Ever wanted to make books a part of your everyday attire? Check out this fun article by Derek Attig!
The Smallest Book in the World (and Other Really Little Books)
It’s been quite a few weeks for little books. First, a collection of thousands of wee readable books got a writeup in the New York Times. And then, more recently, a team at Simon Fraser University entered a creation into the Guinness Book of World Records: the world’s smallest reproduction of a book. Teeny Ted from Turnip Town (ISBN-978-1-894897-17-4—yes, really) measures 0.7×0.10 millimeters and is printed on silicon. Oh, and you need an electron microscope to read it. Talk about an e-reader.
Image from a handout by SFU Public Affairs, reproduced by the Vancouver Sun.
This is undeniably cool, of course. But there are no pages (the whole thing is printed on a single sheet of silicon), and it’s way too small to handle, so you certainly miss out on some of the tactile pleasures of a tiny book.

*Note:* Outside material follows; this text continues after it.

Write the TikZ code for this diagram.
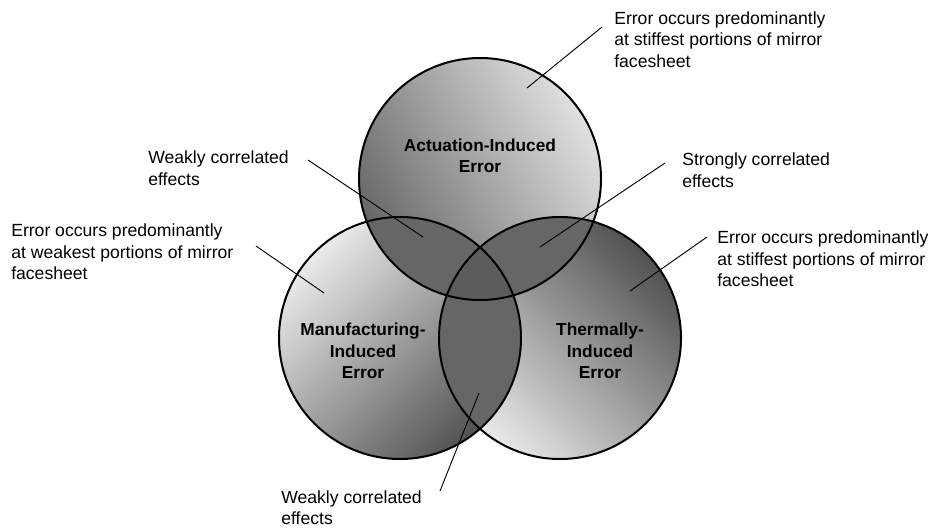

If we abandon the need for world-record-setting smallness, though, there are some other pretty great little books out there. Here, for example, is a brilliant, disorienting, and very sweet work by artist Todd Pattison:
“Little Library” (2009), by Todd Pattison. Photo from the Guild of Book Workers.
It’s a book. Filled with books. Beyond the unsettling, entrancing charms of infinite regress (Oh god, what if you opened one of the little books and it, too, was filled with books?), this piece is just plain lovely. The variety of books and bindings in the 1-1.5″ book signals the thought and care that went into making this wee little library.
Pattison’s piece is a one-of-a-kind art object, and so not exactly something you can likely own for yourself. If you’re looking for some little books of your own, check out this fantastic necklace, from the Peg and Awl Etsy shop:
Autumnal Library Book Necklace, from Peg and Awl.
I’ve seen this one in real life, and it’s even more gorgeous that it looks here. The little books hang like leaves on a branch, held in place by delicate, crisscrossing chains. The pages don’t have words on them, alas, but they bring to mind the wild piles of books the wearer probably has at home. And it looks pretty amazing–both similar to and very different from Pattison’s orderly little library.
If you’d rather not spend almost $400 on a book necklace, there are cheaper (if not quite as glorious) options for owning your very own tiny book. No electron microscope required. Check out the Little Literature shop’s Dr Seuss bracelet:
Dr. Seuss Book Bracelet, from Little Literature.
Alternately, of course, we could all pitch in to buy a focused ion beam system and a scanning electron microscope then go to town on some silicon. Yes. Let’s do that.